## begin MATERIAL

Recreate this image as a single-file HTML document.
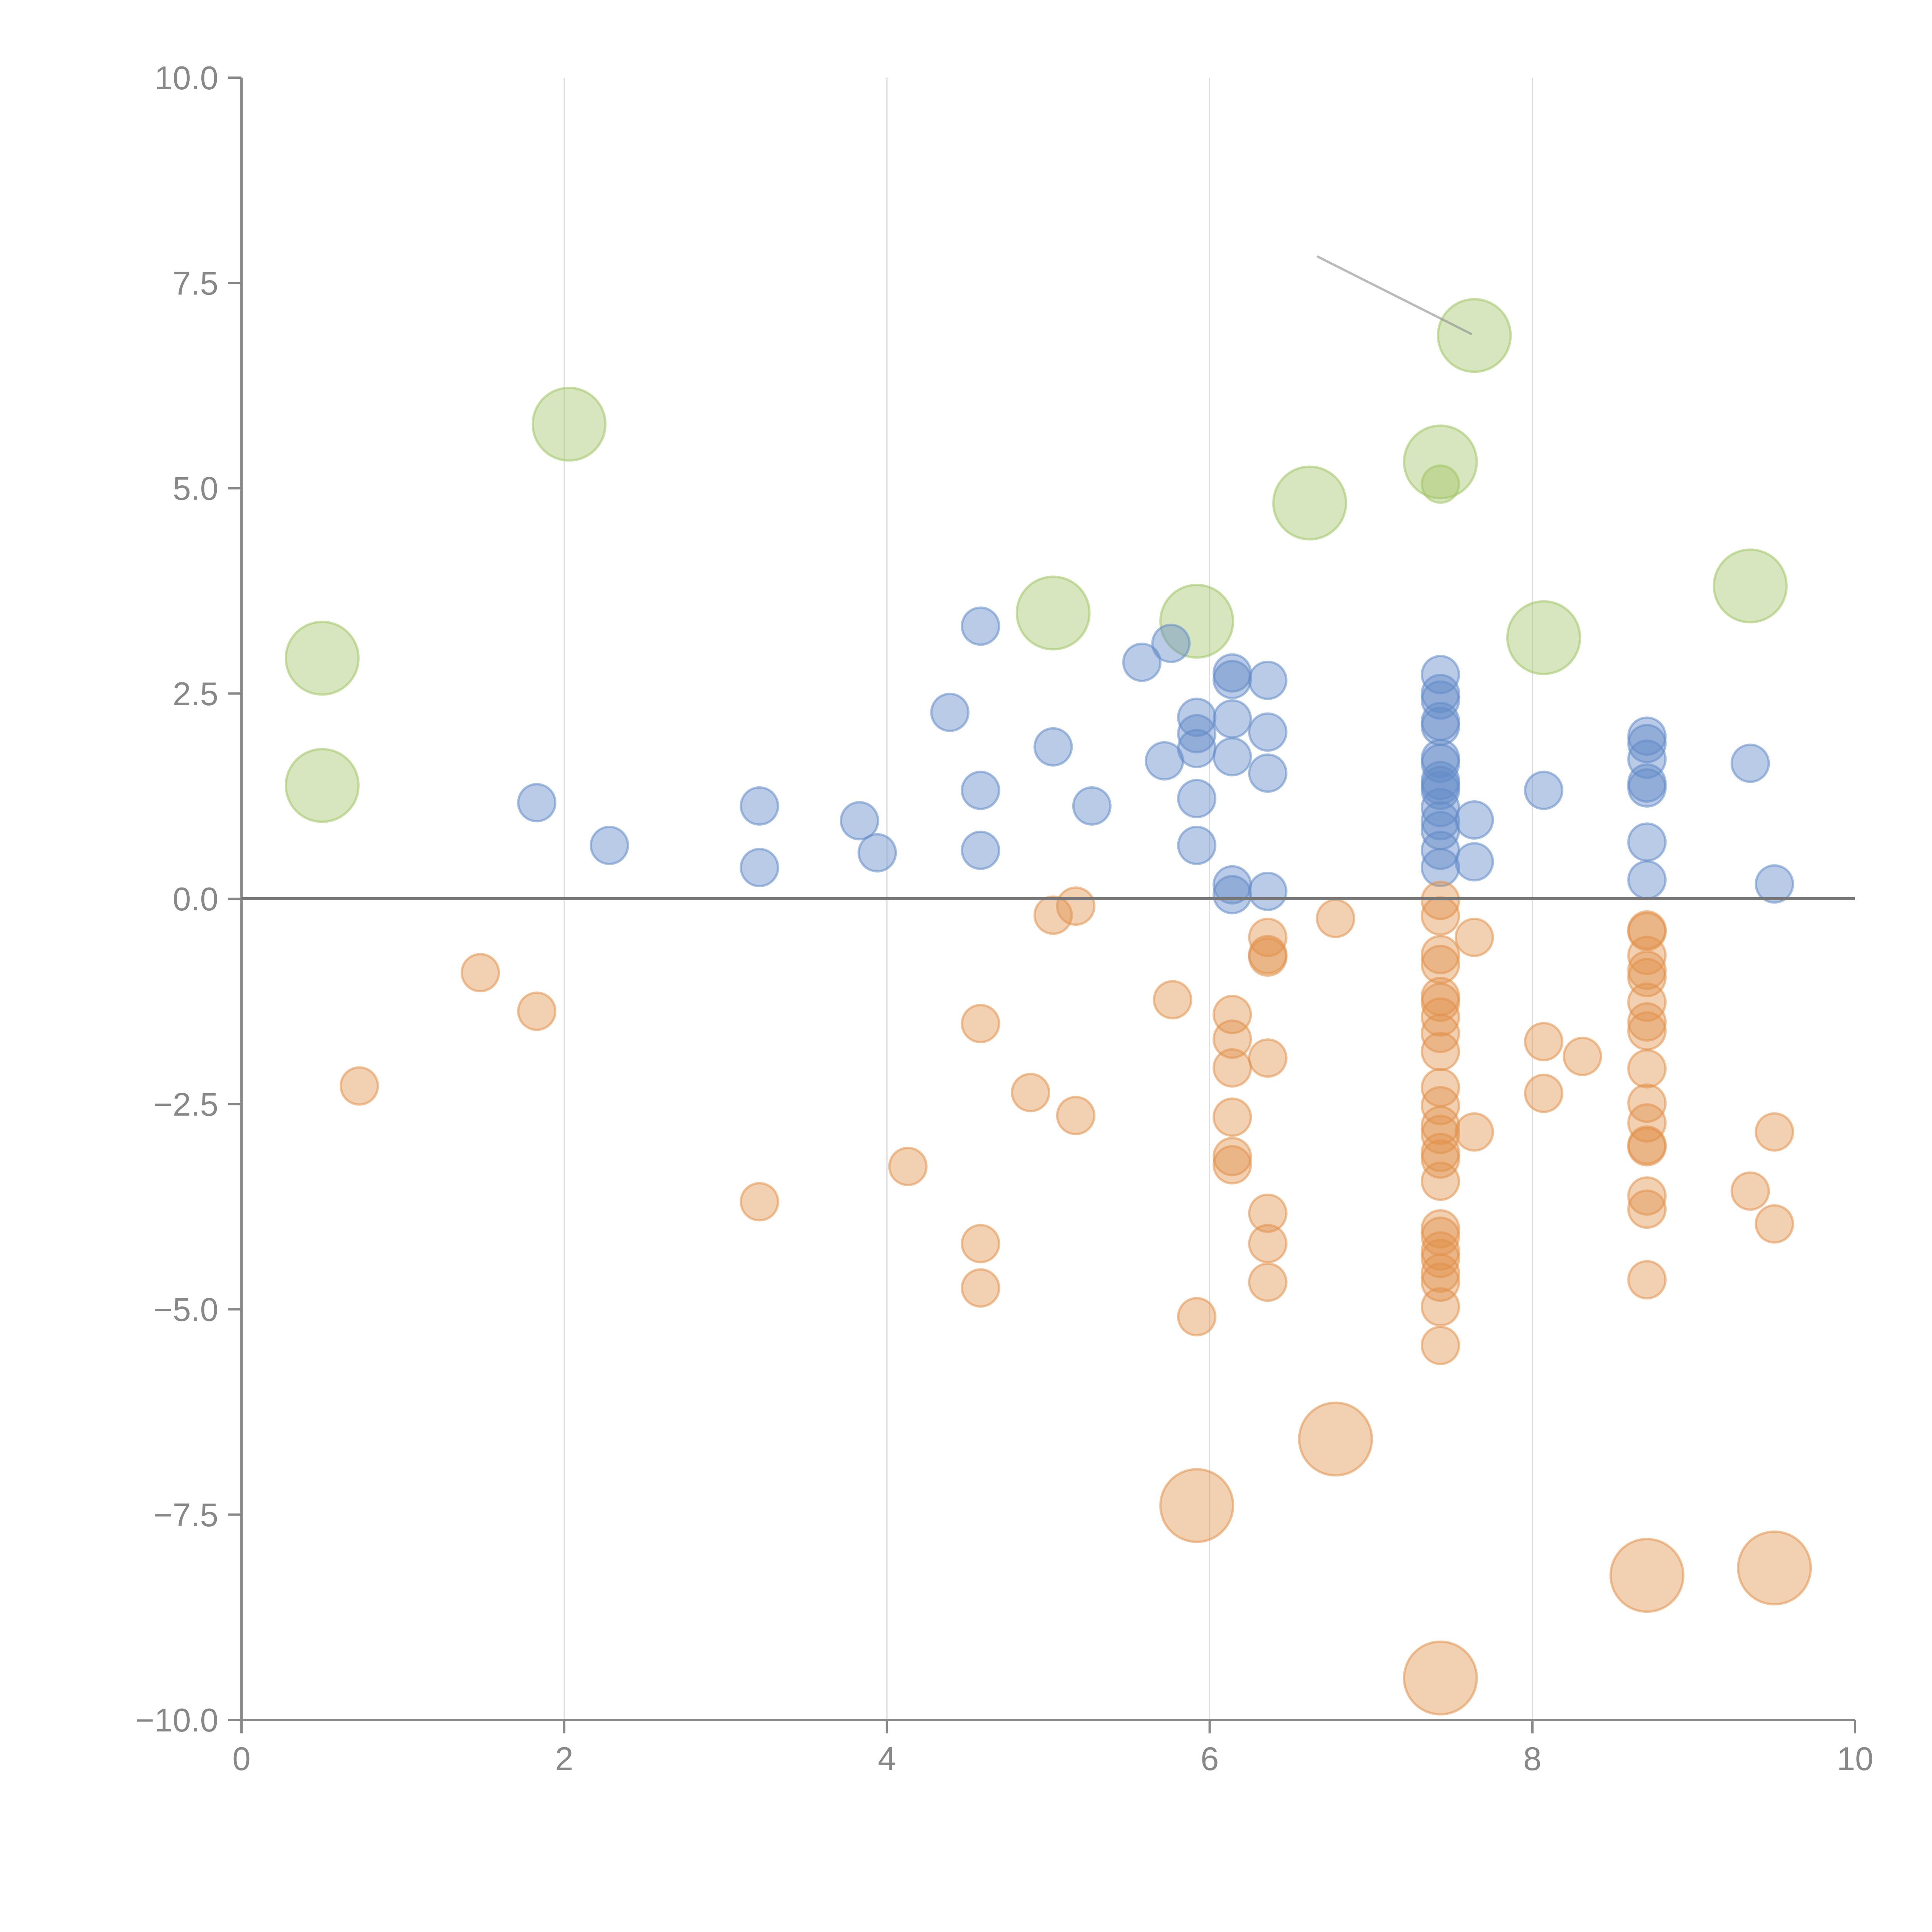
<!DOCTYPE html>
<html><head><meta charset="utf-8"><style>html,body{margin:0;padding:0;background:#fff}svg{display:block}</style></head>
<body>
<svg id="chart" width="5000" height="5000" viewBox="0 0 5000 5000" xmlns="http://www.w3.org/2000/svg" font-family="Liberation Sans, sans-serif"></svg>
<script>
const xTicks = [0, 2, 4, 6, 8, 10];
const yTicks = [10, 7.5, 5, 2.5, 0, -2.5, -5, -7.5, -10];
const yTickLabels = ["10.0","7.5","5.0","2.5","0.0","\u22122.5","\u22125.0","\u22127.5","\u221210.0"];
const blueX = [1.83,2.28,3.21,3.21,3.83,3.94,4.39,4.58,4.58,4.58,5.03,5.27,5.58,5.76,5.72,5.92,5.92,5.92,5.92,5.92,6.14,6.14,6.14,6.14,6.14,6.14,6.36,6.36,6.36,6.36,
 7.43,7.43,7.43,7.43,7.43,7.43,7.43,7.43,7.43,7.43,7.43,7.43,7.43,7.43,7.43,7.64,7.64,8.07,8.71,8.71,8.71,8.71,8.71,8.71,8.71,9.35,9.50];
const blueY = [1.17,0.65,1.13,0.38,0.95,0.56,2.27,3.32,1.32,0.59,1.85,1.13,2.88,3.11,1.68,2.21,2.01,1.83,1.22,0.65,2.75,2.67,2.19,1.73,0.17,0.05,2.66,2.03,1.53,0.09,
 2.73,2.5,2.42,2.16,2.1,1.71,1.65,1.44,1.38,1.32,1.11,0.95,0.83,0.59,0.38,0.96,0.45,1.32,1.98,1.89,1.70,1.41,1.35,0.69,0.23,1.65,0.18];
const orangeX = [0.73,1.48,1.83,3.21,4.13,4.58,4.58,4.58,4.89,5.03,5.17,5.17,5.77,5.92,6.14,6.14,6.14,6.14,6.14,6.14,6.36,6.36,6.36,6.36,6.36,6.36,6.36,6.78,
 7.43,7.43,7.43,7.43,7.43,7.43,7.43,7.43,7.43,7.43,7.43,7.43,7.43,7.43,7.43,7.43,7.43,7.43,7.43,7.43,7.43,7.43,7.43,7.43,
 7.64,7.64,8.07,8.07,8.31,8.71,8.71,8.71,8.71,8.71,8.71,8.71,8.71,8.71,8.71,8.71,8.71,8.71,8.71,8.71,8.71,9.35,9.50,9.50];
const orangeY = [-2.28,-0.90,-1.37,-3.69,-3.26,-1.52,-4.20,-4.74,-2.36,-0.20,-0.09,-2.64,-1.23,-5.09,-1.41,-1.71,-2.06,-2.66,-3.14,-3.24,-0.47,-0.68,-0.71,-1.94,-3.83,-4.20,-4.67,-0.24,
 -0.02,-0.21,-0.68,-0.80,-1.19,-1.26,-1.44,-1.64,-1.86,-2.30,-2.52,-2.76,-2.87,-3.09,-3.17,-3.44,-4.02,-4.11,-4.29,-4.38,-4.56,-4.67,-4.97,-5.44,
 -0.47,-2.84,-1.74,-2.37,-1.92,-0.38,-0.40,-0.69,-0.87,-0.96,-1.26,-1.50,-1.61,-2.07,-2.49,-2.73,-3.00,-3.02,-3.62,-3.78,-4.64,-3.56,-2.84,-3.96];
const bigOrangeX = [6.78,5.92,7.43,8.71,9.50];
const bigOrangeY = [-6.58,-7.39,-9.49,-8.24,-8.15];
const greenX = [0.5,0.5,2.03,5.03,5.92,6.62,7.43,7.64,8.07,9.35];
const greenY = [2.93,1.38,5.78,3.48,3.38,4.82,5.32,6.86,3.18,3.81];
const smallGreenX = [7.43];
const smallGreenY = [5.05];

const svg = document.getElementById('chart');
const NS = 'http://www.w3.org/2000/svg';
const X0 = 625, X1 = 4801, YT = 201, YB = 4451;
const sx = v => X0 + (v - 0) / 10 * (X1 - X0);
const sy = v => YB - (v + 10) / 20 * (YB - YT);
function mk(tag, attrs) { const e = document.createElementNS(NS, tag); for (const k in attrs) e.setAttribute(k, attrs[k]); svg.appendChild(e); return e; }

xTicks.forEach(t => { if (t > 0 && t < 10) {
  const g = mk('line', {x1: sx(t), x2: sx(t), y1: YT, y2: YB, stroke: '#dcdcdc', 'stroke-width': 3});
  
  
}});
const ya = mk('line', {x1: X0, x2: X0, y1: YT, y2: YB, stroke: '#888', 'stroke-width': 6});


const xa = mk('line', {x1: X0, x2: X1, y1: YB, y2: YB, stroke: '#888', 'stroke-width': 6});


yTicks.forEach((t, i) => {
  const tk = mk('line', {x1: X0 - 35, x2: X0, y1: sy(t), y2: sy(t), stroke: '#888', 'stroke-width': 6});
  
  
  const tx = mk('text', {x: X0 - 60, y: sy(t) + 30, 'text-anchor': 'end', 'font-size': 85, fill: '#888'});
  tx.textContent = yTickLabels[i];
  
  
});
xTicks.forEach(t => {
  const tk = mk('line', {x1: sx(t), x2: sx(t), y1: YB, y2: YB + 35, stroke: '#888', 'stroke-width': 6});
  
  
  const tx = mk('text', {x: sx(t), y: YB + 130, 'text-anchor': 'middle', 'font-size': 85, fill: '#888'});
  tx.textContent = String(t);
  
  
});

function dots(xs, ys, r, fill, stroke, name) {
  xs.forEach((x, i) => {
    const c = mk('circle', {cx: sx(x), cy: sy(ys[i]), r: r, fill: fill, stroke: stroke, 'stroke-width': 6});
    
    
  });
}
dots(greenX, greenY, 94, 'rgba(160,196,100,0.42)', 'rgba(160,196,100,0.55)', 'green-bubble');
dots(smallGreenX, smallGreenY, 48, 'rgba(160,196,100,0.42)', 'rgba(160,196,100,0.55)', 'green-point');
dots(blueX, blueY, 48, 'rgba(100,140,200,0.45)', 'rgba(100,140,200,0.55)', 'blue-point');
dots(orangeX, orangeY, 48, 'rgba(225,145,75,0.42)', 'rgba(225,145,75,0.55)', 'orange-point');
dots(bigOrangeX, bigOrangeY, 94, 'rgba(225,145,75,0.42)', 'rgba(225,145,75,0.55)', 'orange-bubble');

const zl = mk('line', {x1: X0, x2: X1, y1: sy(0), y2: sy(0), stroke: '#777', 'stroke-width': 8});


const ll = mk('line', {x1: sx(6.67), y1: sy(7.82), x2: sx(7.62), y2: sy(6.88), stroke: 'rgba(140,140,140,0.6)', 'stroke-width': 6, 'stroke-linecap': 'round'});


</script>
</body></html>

## end MATERIAL

STATED TASK - Copy all the data exactly as written, but skip any picture.

EXERCISE RESPONSE -
Recreate this image as a single-file HTML document.
<!DOCTYPE html>
<html><head><meta charset="utf-8"><style>html,body{margin:0;padding:0;background:#fff}svg{display:block}</style></head>
<body>
<svg id="chart" width="5000" height="5000" viewBox="0 0 5000 5000" xmlns="http://www.w3.org/2000/svg" font-family="Liberation Sans, sans-serif"></svg>
<script>
const xTicks = [0, 2, 4, 6, 8, 10];
const yTicks = [10, 7.5, 5, 2.5, 0, -2.5, -5, -7.5, -10];
const yTickLabels = ["10.0","7.5","5.0","2.5","0.0","\u22122.5","\u22125.0","\u22127.5","\u221210.0"];
const blueX = [1.83,2.28,3.21,3.21,3.83,3.94,4.39,4.58,4.58,4.58,5.03,5.27,5.58,5.76,5.72,5.92,5.92,5.92,5.92,5.92,6.14,6.14,6.14,6.14,6.14,6.14,6.36,6.36,6.36,6.36,
 7.43,7.43,7.43,7.43,7.43,7.43,7.43,7.43,7.43,7.43,7.43,7.43,7.43,7.43,7.43,7.64,7.64,8.07,8.71,8.71,8.71,8.71,8.71,8.71,8.71,9.35,9.50];
const blueY = [1.17,0.65,1.13,0.38,0.95,0.56,2.27,3.32,1.32,0.59,1.85,1.13,2.88,3.11,1.68,2.21,2.01,1.83,1.22,0.65,2.75,2.67,2.19,1.73,0.17,0.05,2.66,2.03,1.53,0.09,
 2.73,2.5,2.42,2.16,2.1,1.71,1.65,1.44,1.38,1.32,1.11,0.95,0.83,0.59,0.38,0.96,0.45,1.32,1.98,1.89,1.70,1.41,1.35,0.69,0.23,1.65,0.18];
const orangeX = [0.73,1.48,1.83,3.21,4.13,4.58,4.58,4.58,4.89,5.03,5.17,5.17,5.77,5.92,6.14,6.14,6.14,6.14,6.14,6.14,6.36,6.36,6.36,6.36,6.36,6.36,6.36,6.78,
 7.43,7.43,7.43,7.43,7.43,7.43,7.43,7.43,7.43,7.43,7.43,7.43,7.43,7.43,7.43,7.43,7.43,7.43,7.43,7.43,7.43,7.43,7.43,7.43,
 7.64,7.64,8.07,8.07,8.31,8.71,8.71,8.71,8.71,8.71,8.71,8.71,8.71,8.71,8.71,8.71,8.71,8.71,8.71,8.71,8.71,9.35,9.50,9.50];
const orangeY = [-2.28,-0.90,-1.37,-3.69,-3.26,-1.52,-4.20,-4.74,-2.36,-0.20,-0.09,-2.64,-1.23,-5.09,-1.41,-1.71,-2.06,-2.66,-3.14,-3.24,-0.47,-0.68,-0.71,-1.94,-3.83,-4.20,-4.67,-0.24,
 -0.02,-0.21,-0.68,-0.80,-1.19,-1.26,-1.44,-1.64,-1.86,-2.30,-2.52,-2.76,-2.87,-3.09,-3.17,-3.44,-4.02,-4.11,-4.29,-4.38,-4.56,-4.67,-4.97,-5.44,
 -0.47,-2.84,-1.74,-2.37,-1.92,-0.38,-0.40,-0.69,-0.87,-0.96,-1.26,-1.50,-1.61,-2.07,-2.49,-2.73,-3.00,-3.02,-3.62,-3.78,-4.64,-3.56,-2.84,-3.96];
const bigOrangeX = [6.78,5.92,7.43,8.71,9.50];
const bigOrangeY = [-6.58,-7.39,-9.49,-8.24,-8.15];
const greenX = [0.5,0.5,2.03,5.03,5.92,6.62,7.43,7.64,8.07,9.35];
const greenY = [2.93,1.38,5.78,3.48,3.38,4.82,5.32,6.86,3.18,3.81];
const smallGreenX = [7.43];
const smallGreenY = [5.05];

const svg = document.getElementById('chart');
const NS = 'http://www.w3.org/2000/svg';
const X0 = 625, X1 = 4801, YT = 201, YB = 4451;
const sx = v => X0 + (v - 0) / 10 * (X1 - X0);
const sy = v => YB - (v + 10) / 20 * (YB - YT);
function mk(tag, attrs) { const e = document.createElementNS(NS, tag); for (const k in attrs) e.setAttribute(k, attrs[k]); svg.appendChild(e); return e; }

xTicks.forEach(t => { if (t > 0 && t < 10) {
  const g = mk('line', {x1: sx(t), x2: sx(t), y1: YT, y2: YB, stroke: '#dcdcdc', 'stroke-width': 3});
  
  
}});
const ya = mk('line', {x1: X0, x2: X0, y1: YT, y2: YB, stroke: '#888', 'stroke-width': 6});


const xa = mk('line', {x1: X0, x2: X1, y1: YB, y2: YB, stroke: '#888', 'stroke-width': 6});


yTicks.forEach((t, i) => {
  const tk = mk('line', {x1: X0 - 35, x2: X0, y1: sy(t), y2: sy(t), stroke: '#888', 'stroke-width': 6});
  
  
  const tx = mk('text', {x: X0 - 60, y: sy(t) + 30, 'text-anchor': 'end', 'font-size': 85, fill: '#888'});
  tx.textContent = yTickLabels[i];
  
  
});
xTicks.forEach(t => {
  const tk = mk('line', {x1: sx(t), x2: sx(t), y1: YB, y2: YB + 35, stroke: '#888', 'stroke-width': 6});
  
  
  const tx = mk('text', {x: sx(t), y: YB + 130, 'text-anchor': 'middle', 'font-size': 85, fill: '#888'});
  tx.textContent = String(t);
  
  
});

function dots(xs, ys, r, fill, stroke, name) {
  xs.forEach((x, i) => {
    const c = mk('circle', {cx: sx(x), cy: sy(ys[i]), r: r, fill: fill, stroke: stroke, 'stroke-width': 6});
    
    
  });
}
dots(greenX, greenY, 94, 'rgba(160,196,100,0.42)', 'rgba(160,196,100,0.55)', 'green-bubble');
dots(smallGreenX, smallGreenY, 48, 'rgba(160,196,100,0.42)', 'rgba(160,196,100,0.55)', 'green-point');
dots(blueX, blueY, 48, 'rgba(100,140,200,0.45)', 'rgba(100,140,200,0.55)', 'blue-point');
dots(orangeX, orangeY, 48, 'rgba(225,145,75,0.42)', 'rgba(225,145,75,0.55)', 'orange-point');
dots(bigOrangeX, bigOrangeY, 94, 'rgba(225,145,75,0.42)', 'rgba(225,145,75,0.55)', 'orange-bubble');

const zl = mk('line', {x1: X0, x2: X1, y1: sy(0), y2: sy(0), stroke: '#777', 'stroke-width': 8});


const ll = mk('line', {x1: sx(6.67), y1: sy(7.82), x2: sx(7.62), y2: sy(6.88), stroke: 'rgba(140,140,140,0.6)', 'stroke-width': 6, 'stroke-linecap': 'round'});


</script>
</body></html>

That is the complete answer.